Analysis of the spatial relationship between heavy metals in soil and human activities based on landscape geochemical interpretation

The development and formation of chemical elements in soil are affected not only by parent material, climate, biology and topology factors, but also by human activities. The pollution sources of heavy metals in the environment are mainly derived from anthropogenic sources, and heavy metal elements in soil have been considered to be powerful tracers for monitoring the impacts of human activities. The present study attempts to analyze whether and how a connection can be made between macroscopical control and microcosmic analysis, to estimate the impacts of human activities on heavy metals in soil, and to determine a way to describe the spatial relationship between heavy metals in soil and human activities, by means of landscape geochemical theories and methods.
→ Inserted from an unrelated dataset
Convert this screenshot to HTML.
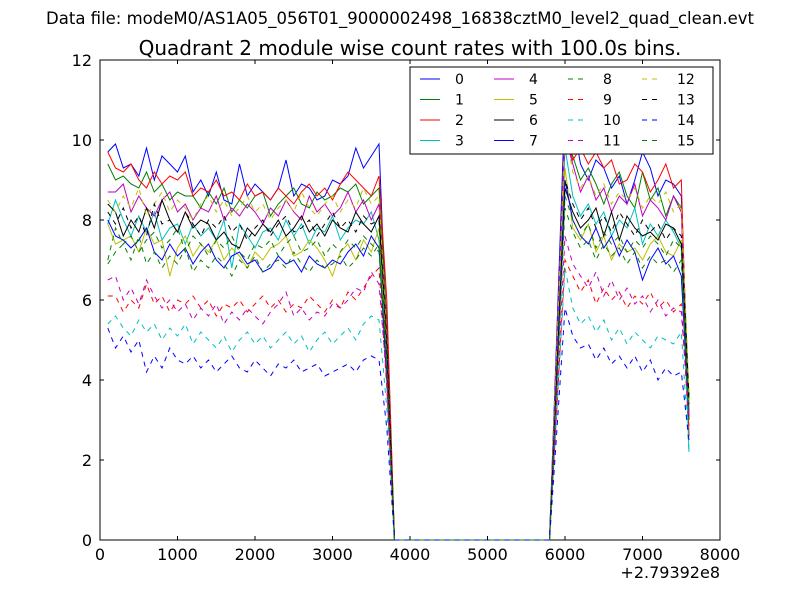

In addition, the disturbances of human activities on Zn, Cr, Cu, Pb, Hg, Cd, Ni and Ag are explored through the analysis of the spatial relationship between human disturbed landscapes and element anomalies, thereby determining the diversified rules of the effects. The study results show that the rules of different landscapes influencing heavy metal elements are diversified, and that the Zn, Ni, Pb, Hg and Ag elements are closely related with city landscapes, but Cu and Cd are not significantly affected by city landscapes; furthermore, the elements Ni, Pb, Hg, Ag and Cd are shown to be closely related with river landscapes, while evidently Zn is not affected by river landscapes; the relationships between mine landscapes and the elements Cr, Cu, Pb, Ni and Hg are apparent, among which Zn is not included; the relationships between the elements Zn, Cr, Cu, Pb, Hg, Cd, Ni and Ag and road landscapes are quite close, which shows that road landscapes have significant effects on these elements. Therefore, the conclusion is drawn that the response mechanism analysis of human disturbance and soil chemical element aggregation is feasible, based on the landscape geochemical theories and methods. The results of the study provide the possibility for applying spatial information techniques, such as remote sensing and geographic information systems, to study chemical elements in soil, thereby realizing the effective combination of macroscopic spatial information and microscopic mechanism of soil element migration research.